La reconquête des vocations

La manque de personnel des deux principales confessions de Suisse est un symptôme qui met en évidence la difficile situation des Eglises traditionnelles.

«Il ne s’agit pas d’une question limitée à l’Eglise catholique et au célibat des prêtres, mais d’un phénomène de fond, déclare Agnell Rickenmann. Il manque une identification avec le message évangélique et avec la vie ecclésiastique.»

«Mais le besoin de spiritualité est plus présent que jamais», déclare Olivier Favrod. Et ce dernier invoque le succès rencontré par des sectes d’inspiration plus ou moins chrétienne. L’action lancée ces dernières semaines vise donc à réveiller l’intérêt des jeunes pour la foi en ouvrant de nouvelles voies.

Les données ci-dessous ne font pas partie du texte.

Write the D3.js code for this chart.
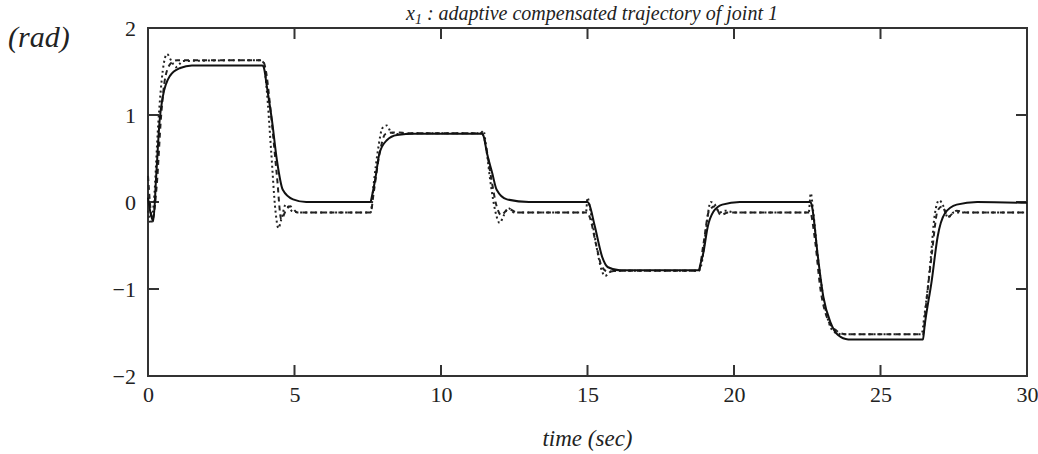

L’Eglise catholique n’entend pas non plus rester les bras croisés face aux couvents et séminaires qui se vident. «En 2005, nous lancerons une année de la vocation dans toute la Suisse», annonce Agnell Rickenmann.

Le programme n’est pas encore défini, mais la reconquête de la foi et le réveil de la spiritualité formeront l’épine dorsale de cette action.

swissinfo, Daniele Papacella
(Traduction: Olivier Pauchard)

Il y a 6 évêchés catholiques: Bâle, Coire, Saint-Gall, Sion, Lugano et Fribourg-Lausanne-Genève.
Il manque plus de 650 prêtres pour 1700 paroisses catholiques.
L’Eglise réformée est composée de 26 Eglises cantonales.